Als ich ein junges Mädchen war und Jus studierte, weil mir Gerechtigkeit ein hoher Wert war (und noch immer ist), waren Morde eher selten: der Engleder, der Gufler, der Weinwurm – die Eckhardt. Man wusste: Der erste wollte sich an Frauen rächen, der zweite ihr Geld haben, der dritte kam mit seiner Sexualität nicht zurecht und bei der einzigen Frau unter diesen kriminellen Berühmtheiten war man sich nicht sicher, ob es nicht doch Ekel war und nicht finanzielle Not (oder Begehrlichkeit – wie man es eben gewichtet, bei Frauen fallen die Urteile fast immer härter aus, weil von ihnen permanente Aggressionshemmung verlangt wird; erst #MeToo hat da einiges zurechtgerückt: Irgendwann „läuft das Fass über“ und die Unterdrückung quillt heraus).

Die Tatwaffen waren ein Maurerfäustl (Alfred Engleder: Der Mörder mit dem Maurerfäustl | Nachrichten.at)), Gift (Max Gufler – Wikipedia), nur einer ein Messer (Josef Weinwurm – Wikipedia) – und die Frau einen Fleischwolf (Mordfall Johann Arthold – Wikipedia).

Heute dominieren Messer. „Cavalleria rusticana“.

In den ersten drei Monaten des Jahres 2021 zählt man nun schon den fünften Mord an einer Frau, die sich von ihrem gewalttätigen Partner trennen wollte – aber kann man überhaupt noch von Mord sprechen, wenn die Frau gezielt bewusstlos gewürgt wird, dann mit Benzin übergossen und angezündet und die Eingangstür extra blockiert wird, damit Hilfe verunmöglicht werden soll? Oder wenn die Frau mit unzähligen Messerstichen niedergemetzelt wird?

Ich nenne das Abschlachtungen. Es ist eine „qualifizierte“ Tathandlung. In den USA wird in solchen Fällen mehrfach lebenslängliche Haft auferlegt.

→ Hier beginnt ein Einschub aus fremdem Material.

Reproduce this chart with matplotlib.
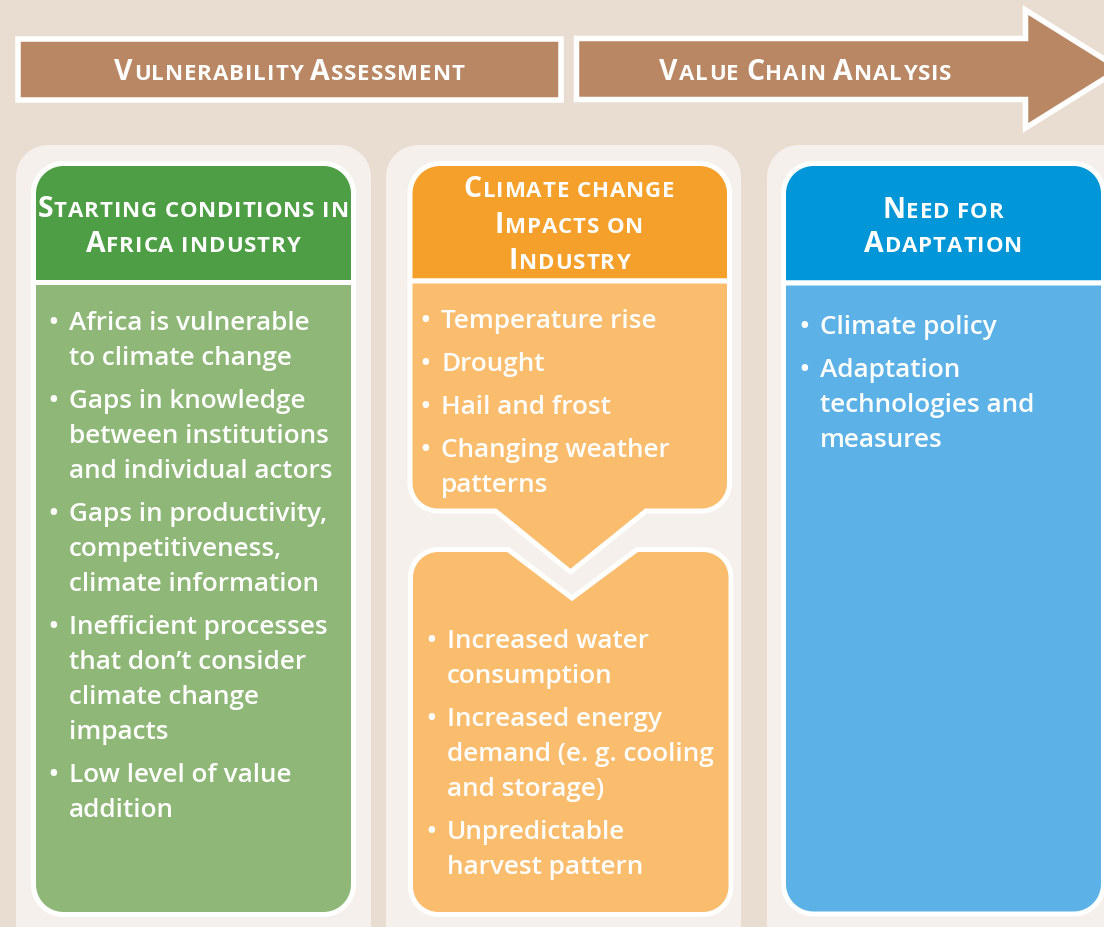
import matplotlib
matplotlib.use("Agg")
import matplotlib.pyplot as plt
from matplotlib.patches import Polygon
import numpy as np

# ---------------- data ----------------
stage_labels = ["Vulnerability Assessment", "Value Chain Analysis"]

col_titles = [
    ["Starting conditions in", "Africa industry"],
    ["Climate change", "Impacts on", "Industry"],
    ["Need for", "Adaptation"],
]

green_items = [
    ["Africa is vulnerable", "to climate change"],
    ["Gaps in knowledge", "between institutions", "and individual actors"],
    ["Gaps in productivity,", "competitiveness,", "climate information"],
    ["Inefficient processes", "that don\u2019t consider", "climate change", "impacts"],
    ["Low level of value", "addition"],
]
orange_top_items = [
    ["Temperature rise"],
    ["Drought"],
    ["Hail and frost"],
    ["Changing weather", "patterns"],
]
orange_bottom_items = [
    ["Increased water", "consumption"],
    ["Increased energy", "demand (e. g. cooling", "and storage)"],
    ["Unpredictable", "harvest pattern"],
]
blue_items = [
    ["Climate policy"],
    ["Adaptation", "technologies and", "measures"],
]

# ---------------- style ----------------
BG = "#E9DDD2"
PANEL = "#F5F0EB"
BROWN = "#B98763"
GREEN_H, GREEN_B = "#4E9E45", "#8FB878"
ORANGE_H, ORANGE_B = "#F5A02B", "#FABD6E"
BLUE_H, BLUE_B = "#0096D7", "#5CB2E6"
FAM = ["Open Sans", "DejaVu Sans"]
BODY_SIZE = 18.8
BIG, SMALL = 20.5, 16
TRACK = 0.9
LW_WHITE = 5 * 72 / 100  # 5 px

W, H = 1104, 927
fig = plt.figure(figsize=(W / 100, H / 100), dpi=100)
fig.patch.set_facecolor(BG)
ax = fig.add_axes([0, 0, 1, 1])
ax.set_xlim(0, W)
ax.set_ylim(H, 0)
ax.axis("off")
ax.set_facecolor(BG)


def rounded_poly(verts, radii, n=24):
    verts = [np.array(v, float) for v in verts]
    pts = []
    m = len(verts)
    for i in range(m):
        P = verts[i]
        r = radii[i]
        if r <= 0:
            pts.append(P)
            continue
        A = verts[i - 1]
        B = verts[(i + 1) % m]
        u = (A - P) / np.linalg.norm(A - P)
        v = (B - P) / np.linalg.norm(B - P)
        theta = np.arccos(np.clip(np.dot(u, v), -1, 1))
        d = r / np.tan(theta / 2)
        T1 = P + u * d
        T2 = P + v * d
        bis = (u + v) / np.linalg.norm(u + v)
        C = P + bis * (r / np.sin(theta / 2))
        a1 = np.arctan2(*(T1 - C)[::-1])
        a2 = np.arctan2(*(T2 - C)[::-1])
        diff = (a2 - a1 + np.pi) % (2 * np.pi) - np.pi
        for t in np.linspace(0, 1, n):
            a = a1 + diff * t
            pts.append(C + r * np.array([np.cos(a), np.sin(a)]))
    return np.array(pts)


def shape(verts, radii, face, edge="white", lw=LW_WHITE, z=3):
    pts = rounded_poly(verts, radii)
    p = Polygon(pts, closed=True, facecolor=face, edgecolor=edge if lw > 0 else "none",
                linewidth=lw, joinstyle="miter", zorder=z)
    ax.add_patch(p)


def rect(x0, y0, x1, y1, r=(0, 0, 0, 0)):
    # order: top-left, top-right, bottom-right, bottom-left
    return [(x0, y0), (x1, y0), (x1, y1), (x0, y1)], list(r)


# panels
for (x0, x1) in [(16, 371), (386, 741), (767, 1150)]:
    v, r = rect(x0, 145, x1, 980, (32, 32, 32, 32))
    shape(v, r, PANEL, lw=0, z=1)

# top stage bar + arrow
v, r = rect(18, 38.5, 561, 99.5)
shape(v, r, BROWN, lw=5.5 * 0.72, z=2)
arrow = [(576.5, 38.5), (1025.5, 38.5), (1025.5, 10), (1120, 69),
         (1025.5, 128), (1025.5, 99.5), (576.5, 99.5)]
shape(arrow, [0] * 7, BROWN, lw=5.5 * 0.72, z=2)

# green column
v, r = rect(33.5, 163.5, 353.5, 282.5, (30, 30, 0, 0))
shape(v, r, GREEN_H)
v, r = rect(33.5, 282.5, 353.5, 914.5, (0, 0, 30, 30))
shape(v, r, GREEN_B)

# orange column
v, r = rect(410, 163.5, 729.5, 281, (30, 30, 0, 0))
shape(v, r, ORANGE_H)
up = [(410, 281), (729.5, 281), (729.5, 511), (646, 511), (570.5, 572),
      (495.5, 511), (410, 511)]
shape(up, [0, 0, 28, 0, 0, 0, 28], ORANGE_B)
low = [(410.5, 549.5), (508, 549.5), (572, 598), (637, 549.5), (731, 549.5),
       (731, 914.5), (410.5, 914.5)]
shape(low, [28, 0, 0, 0, 28, 28, 28], ORANGE_B)

# blue column
v, r = rect(783.5, 163.5, 1103.5, 283, (30, 30, 0, 0))
shape(v, r, BLUE_H)
v, r = rect(783.5, 283, 1103.5, 914, (0, 0, 30, 30))
shape(v, r, BLUE_B)

fig.canvas.draw()
renderer = fig.canvas.get_renderer()
_wcache = {}


def char_width(s, size):
    key = (s, size)
    if key in _wcache:
        return _wcache[key]
    t = ax.text(0, 0, "|" + s + "|", fontsize=size, fontweight="bold", family=FAM)
    w1 = t.get_window_extent(renderer).width
    t.set_text("||")
    w2 = t.get_window_extent(renderer).width
    t.remove()
    _wcache[key] = w1 - w2
    return w1 - w2


def smallcaps(xc, base, text, big=BIG, small=SMALL, track=TRACK, color="white"):
    glyphs = []
    for ch in text:
        if ch.isupper():
            glyphs.append((ch, big))
        else:
            glyphs.append((ch.upper(), small))
    widths = [char_width(c, sz) + track for c, sz in glyphs]
    total = sum(widths) - track
    x = xc - total / 2
    for (c, sz), w in zip(glyphs, widths):
        if c != " ":
            ax.text(x, base, c, fontsize=sz, fontweight="bold", family=FAM,
                    color=color, ha="left", va="baseline", zorder=5)
        x += w


# stage labels
smallcaps(289.5, 80, stage_labels[0])
smallcaps(805.5, 80, stage_labels[1])

# column titles
title_pos = [(193, [217, 252]), (569, [197, 233, 269]), (943, [218, 252])]
for lines, (xc, bases) in zip(col_titles, title_pos):
    for ln, b in zip(lines, bases):
        smallcaps(xc, b, ln)


def bullets(items, x_text, base0, step=35, gap=43):
    y = base0
    for item in items:
        ax.text(x_text - 16, y, "\u2022", fontsize=BODY_SIZE, fontweight="semibold",
                family=FAM, color="white", ha="center", va="baseline", zorder=5)
        for ln in item:
            ax.text(x_text, y, ln, fontsize=BODY_SIZE, fontweight="semibold",
                    family=FAM, color="white", ha="left", va="baseline", zorder=5)
            y += step
        y += gap - step


bullets(green_items, 69, 330)
bullets(orange_top_items, 441, 328)
bullets(orange_bottom_items, 447, 648)
bullets(blue_items, 820, 334)

fig.savefig("out.png", dpi=100, facecolor=BG)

Ich weiß, wie sehr das ganze Umfeld des Opfers unter solchen Schreckenstaten zu leiden hat: Erst der Schock, dann das Grauen der Flashbacks, und die permanente Angst vor Wiederbegegnungen, wenn der Täter, z. B. wegen seelischer Abartigkeit eingewiesen, aus dem Maßnahmevollzug als „geheilt“ entlassen werden sollte – diese Gesundheitsschädigungen sollten auch berücksichtigt werden. Und die der Kinder.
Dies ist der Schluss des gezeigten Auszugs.